> [Task]
Retype nothing but the lines from the start of the material up to and including the line with "eu20_y = [0, 0, 4.14, 7.60, 6.17, 2.64, 0.40, 0, 0]". Pictures don't belong in the copy.

> [Provided data]

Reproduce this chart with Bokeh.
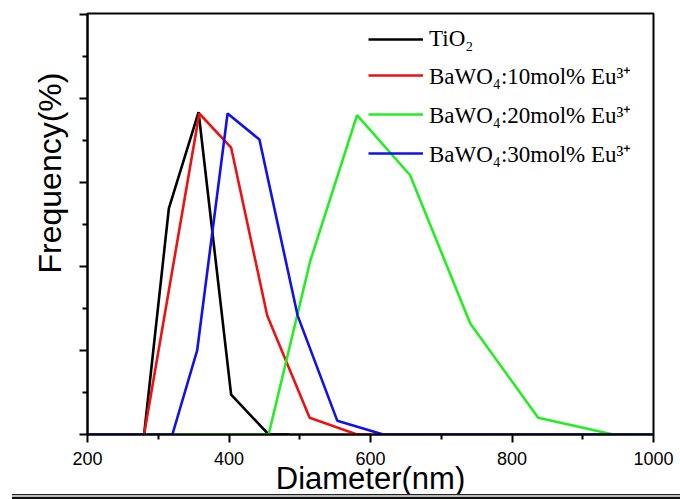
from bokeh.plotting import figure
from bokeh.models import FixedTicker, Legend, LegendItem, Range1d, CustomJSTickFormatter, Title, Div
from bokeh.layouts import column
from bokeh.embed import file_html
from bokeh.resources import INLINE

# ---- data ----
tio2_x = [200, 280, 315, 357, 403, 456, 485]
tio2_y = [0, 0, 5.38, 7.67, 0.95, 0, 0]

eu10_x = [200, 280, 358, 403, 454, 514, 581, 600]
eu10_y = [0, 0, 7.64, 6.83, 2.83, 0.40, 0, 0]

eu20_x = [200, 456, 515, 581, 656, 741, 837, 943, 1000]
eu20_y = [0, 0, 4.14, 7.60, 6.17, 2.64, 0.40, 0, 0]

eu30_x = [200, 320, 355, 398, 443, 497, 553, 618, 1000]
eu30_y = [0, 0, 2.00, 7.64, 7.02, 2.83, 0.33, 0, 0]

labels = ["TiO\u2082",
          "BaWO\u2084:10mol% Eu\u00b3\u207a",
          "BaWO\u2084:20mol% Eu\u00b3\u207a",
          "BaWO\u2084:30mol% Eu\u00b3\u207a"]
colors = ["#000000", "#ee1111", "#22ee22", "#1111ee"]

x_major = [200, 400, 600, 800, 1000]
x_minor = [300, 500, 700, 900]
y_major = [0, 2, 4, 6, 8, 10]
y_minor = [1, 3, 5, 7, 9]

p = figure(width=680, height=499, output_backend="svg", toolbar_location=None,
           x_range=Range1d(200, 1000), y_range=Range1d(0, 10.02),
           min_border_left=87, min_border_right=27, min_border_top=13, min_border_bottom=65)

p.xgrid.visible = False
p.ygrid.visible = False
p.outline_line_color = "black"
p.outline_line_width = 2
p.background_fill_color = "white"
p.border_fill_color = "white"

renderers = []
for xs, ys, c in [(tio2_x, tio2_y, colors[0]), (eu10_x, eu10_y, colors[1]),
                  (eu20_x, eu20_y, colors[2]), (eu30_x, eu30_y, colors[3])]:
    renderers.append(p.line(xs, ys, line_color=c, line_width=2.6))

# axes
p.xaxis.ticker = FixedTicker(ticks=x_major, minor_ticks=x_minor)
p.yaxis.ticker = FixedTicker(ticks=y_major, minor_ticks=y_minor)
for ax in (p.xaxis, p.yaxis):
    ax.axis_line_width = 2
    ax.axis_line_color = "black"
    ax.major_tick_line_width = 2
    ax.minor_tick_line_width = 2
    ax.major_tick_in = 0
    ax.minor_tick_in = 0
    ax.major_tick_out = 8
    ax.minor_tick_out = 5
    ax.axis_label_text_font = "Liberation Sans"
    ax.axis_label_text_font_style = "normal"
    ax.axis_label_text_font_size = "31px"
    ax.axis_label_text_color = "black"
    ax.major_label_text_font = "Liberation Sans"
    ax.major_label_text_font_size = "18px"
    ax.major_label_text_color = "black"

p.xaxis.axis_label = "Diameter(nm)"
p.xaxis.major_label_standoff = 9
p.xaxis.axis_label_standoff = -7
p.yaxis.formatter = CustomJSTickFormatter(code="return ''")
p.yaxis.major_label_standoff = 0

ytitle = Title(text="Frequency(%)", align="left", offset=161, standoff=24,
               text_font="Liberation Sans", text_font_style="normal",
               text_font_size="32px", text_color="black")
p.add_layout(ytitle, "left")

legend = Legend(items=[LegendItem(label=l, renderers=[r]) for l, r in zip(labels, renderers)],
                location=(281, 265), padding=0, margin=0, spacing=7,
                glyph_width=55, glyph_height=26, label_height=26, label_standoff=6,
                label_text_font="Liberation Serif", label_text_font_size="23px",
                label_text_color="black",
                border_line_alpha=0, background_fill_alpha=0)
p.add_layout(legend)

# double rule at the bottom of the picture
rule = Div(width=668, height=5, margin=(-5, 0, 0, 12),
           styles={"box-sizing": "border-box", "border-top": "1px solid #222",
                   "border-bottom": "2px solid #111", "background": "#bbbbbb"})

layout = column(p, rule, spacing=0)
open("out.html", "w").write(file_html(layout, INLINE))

> [Exercise response]
Reproduce this chart with Bokeh.
from bokeh.plotting import figure
from bokeh.models import FixedTicker, Legend, LegendItem, Range1d, CustomJSTickFormatter, Title, Div
from bokeh.layouts import column
from bokeh.embed import file_html
from bokeh.resources import INLINE

# ---- data ----
tio2_x = [200, 280, 315, 357, 403, 456, 485]
tio2_y = [0, 0, 5.38, 7.67, 0.95, 0, 0]

eu10_x = [200, 280, 358, 403, 454, 514, 581, 600]
eu10_y = [0, 0, 7.64, 6.83, 2.83, 0.40, 0, 0]

eu20_x = [200, 456, 515, 581, 656, 741, 837, 943, 1000]
eu20_y = [0, 0, 4.14, 7.60, 6.17, 2.64, 0.40, 0, 0]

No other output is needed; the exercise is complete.